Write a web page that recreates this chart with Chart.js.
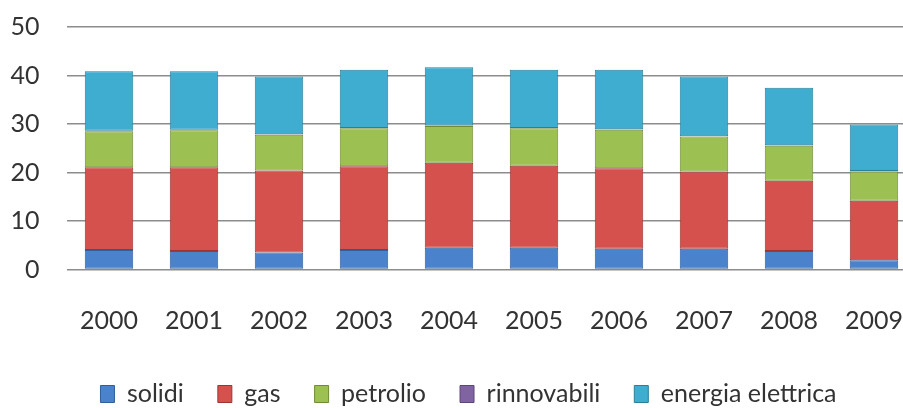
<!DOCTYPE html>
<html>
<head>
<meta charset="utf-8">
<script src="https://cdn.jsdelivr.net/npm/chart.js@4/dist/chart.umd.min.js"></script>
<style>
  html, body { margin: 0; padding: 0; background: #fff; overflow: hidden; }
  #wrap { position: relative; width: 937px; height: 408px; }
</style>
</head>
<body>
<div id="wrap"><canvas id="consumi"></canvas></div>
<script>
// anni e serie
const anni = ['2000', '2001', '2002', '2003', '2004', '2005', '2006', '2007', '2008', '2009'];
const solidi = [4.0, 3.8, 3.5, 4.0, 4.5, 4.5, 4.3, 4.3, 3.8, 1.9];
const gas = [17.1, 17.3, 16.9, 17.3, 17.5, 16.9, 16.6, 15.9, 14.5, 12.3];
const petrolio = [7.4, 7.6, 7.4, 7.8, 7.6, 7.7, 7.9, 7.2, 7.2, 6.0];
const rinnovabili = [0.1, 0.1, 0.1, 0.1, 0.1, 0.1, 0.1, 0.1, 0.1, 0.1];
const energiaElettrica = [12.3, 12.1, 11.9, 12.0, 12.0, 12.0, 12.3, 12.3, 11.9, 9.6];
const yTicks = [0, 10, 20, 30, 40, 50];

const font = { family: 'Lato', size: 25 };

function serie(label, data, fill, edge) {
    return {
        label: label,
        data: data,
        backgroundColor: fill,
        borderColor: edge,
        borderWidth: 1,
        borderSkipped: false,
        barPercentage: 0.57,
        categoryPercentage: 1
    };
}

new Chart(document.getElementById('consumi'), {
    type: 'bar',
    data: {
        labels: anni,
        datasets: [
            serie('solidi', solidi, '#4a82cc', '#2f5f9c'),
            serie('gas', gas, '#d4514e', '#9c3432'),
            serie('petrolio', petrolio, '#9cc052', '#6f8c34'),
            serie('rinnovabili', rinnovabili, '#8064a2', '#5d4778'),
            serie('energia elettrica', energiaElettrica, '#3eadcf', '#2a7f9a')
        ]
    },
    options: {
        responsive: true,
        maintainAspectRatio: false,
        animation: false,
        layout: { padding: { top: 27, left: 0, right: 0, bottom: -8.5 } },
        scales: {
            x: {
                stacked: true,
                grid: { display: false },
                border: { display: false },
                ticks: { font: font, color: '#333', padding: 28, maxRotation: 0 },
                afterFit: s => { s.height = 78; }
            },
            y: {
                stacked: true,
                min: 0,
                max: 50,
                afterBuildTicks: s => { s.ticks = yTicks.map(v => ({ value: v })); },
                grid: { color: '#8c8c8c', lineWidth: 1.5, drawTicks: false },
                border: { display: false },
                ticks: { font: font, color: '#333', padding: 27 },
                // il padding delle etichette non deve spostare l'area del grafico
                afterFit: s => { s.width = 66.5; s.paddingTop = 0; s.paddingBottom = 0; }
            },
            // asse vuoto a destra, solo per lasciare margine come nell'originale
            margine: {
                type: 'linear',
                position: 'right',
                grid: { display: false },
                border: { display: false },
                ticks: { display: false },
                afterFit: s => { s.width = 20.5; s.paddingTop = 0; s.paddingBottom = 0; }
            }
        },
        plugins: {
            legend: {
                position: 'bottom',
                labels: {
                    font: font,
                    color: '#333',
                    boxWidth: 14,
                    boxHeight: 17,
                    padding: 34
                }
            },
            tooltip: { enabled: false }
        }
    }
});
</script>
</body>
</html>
# # # # #
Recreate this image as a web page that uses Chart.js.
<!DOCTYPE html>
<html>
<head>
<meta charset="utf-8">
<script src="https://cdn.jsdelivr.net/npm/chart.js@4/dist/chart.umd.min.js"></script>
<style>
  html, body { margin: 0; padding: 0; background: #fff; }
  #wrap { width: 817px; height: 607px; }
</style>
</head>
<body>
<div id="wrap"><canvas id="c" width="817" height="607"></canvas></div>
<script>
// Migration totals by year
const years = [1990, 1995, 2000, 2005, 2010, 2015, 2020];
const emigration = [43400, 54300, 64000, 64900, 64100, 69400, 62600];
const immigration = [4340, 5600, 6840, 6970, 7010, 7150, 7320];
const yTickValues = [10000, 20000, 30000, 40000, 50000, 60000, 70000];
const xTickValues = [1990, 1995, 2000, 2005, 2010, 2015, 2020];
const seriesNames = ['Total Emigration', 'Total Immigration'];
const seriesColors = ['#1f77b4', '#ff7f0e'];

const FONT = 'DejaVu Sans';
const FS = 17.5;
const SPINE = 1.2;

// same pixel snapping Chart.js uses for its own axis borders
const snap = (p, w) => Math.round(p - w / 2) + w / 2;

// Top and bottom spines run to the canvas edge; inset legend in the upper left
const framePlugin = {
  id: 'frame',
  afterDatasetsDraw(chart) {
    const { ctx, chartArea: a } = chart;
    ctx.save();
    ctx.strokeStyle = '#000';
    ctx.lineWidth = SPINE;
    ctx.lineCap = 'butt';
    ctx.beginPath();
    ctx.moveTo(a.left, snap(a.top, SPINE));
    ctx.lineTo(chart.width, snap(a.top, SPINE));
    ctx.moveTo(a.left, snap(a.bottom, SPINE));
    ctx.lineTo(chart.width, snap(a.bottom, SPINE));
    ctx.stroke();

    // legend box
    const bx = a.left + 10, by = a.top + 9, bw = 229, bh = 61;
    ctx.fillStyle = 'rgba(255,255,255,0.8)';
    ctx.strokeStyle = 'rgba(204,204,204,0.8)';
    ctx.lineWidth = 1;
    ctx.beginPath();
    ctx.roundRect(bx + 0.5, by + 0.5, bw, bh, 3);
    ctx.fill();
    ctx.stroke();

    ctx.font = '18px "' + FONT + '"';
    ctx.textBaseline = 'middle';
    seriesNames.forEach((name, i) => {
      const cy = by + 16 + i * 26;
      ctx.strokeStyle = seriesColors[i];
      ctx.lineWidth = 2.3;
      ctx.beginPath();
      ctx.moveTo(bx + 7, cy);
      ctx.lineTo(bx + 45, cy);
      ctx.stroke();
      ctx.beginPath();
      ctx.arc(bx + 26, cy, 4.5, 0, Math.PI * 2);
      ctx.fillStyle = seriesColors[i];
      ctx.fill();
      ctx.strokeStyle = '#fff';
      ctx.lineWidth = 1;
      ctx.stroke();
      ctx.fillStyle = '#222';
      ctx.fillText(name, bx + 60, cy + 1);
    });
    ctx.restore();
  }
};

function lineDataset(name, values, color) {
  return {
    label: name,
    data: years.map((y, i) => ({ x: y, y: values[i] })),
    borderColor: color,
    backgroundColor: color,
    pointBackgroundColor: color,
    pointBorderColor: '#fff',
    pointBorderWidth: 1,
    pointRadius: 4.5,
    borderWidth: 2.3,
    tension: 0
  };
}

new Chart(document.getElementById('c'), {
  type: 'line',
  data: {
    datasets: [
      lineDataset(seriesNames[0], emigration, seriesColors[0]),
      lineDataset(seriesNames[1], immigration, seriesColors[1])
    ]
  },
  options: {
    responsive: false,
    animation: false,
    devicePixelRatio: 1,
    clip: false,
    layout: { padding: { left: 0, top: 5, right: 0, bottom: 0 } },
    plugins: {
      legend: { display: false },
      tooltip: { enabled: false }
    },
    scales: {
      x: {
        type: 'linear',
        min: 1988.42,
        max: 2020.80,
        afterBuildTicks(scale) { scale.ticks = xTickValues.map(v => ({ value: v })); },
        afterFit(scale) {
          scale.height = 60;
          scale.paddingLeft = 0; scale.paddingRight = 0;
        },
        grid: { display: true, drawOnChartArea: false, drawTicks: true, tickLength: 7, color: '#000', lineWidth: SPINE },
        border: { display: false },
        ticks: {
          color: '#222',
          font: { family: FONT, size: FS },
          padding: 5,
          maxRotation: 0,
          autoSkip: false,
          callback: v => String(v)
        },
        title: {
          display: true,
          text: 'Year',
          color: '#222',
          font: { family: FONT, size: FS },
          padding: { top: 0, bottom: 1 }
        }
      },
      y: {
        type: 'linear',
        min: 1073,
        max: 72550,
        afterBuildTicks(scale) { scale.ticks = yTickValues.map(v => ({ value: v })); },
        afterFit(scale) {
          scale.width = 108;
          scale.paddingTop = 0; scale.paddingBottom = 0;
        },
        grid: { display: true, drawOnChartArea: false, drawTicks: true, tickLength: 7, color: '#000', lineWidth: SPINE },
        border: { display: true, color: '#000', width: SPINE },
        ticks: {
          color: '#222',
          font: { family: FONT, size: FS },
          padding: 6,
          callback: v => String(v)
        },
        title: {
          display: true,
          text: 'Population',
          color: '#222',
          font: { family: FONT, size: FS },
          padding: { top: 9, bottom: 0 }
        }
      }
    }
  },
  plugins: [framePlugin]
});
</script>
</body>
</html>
# # # # #
*TASK INSTRUCTIONS*.
Retype the lines above exactly as they appear, from the line containing "Write a web" through the line containing "family: 'Lato', size: 25", and leave out any pictures.

*ANSWER*.
Write a web page that recreates this chart with Chart.js.
<!DOCTYPE html>
<html>
<head>
<meta charset="utf-8">
<script src="https://cdn.jsdelivr.net/npm/chart.js@4/dist/chart.umd.min.js"></script>
<style>
  html, body { margin: 0; padding: 0; background: #fff; overflow: hidden; }
  #wrap { position: relative; width: 937px; height: 408px; }
</style>
</head>
<body>
<div id="wrap"><canvas id="consumi"></canvas></div>
<script>
// anni e serie
const anni = ['2000', '2001', '2002', '2003', '2004', '2005', '2006', '2007', '2008', '2009'];
const solidi = [4.0, 3.8, 3.5, 4.0, 4.5, 4.5, 4.3, 4.3, 3.8, 1.9];
const gas = [17.1, 17.3, 16.9, 17.3, 17.5, 16.9, 16.6, 15.9, 14.5, 12.3];
const petrolio = [7.4, 7.6, 7.4, 7.8, 7.6, 7.7, 7.9, 7.2, 7.2, 6.0];
const rinnovabili = [0.1, 0.1, 0.1, 0.1, 0.1, 0.1, 0.1, 0.1, 0.1, 0.1];
const energiaElettrica = [12.3, 12.1, 11.9, 12.0, 12.0, 12.0, 12.3, 12.3, 11.9, 9.6];
const yTicks = [0, 10, 20, 30, 40, 50];

const font = { family: 'Lato', size: 25 };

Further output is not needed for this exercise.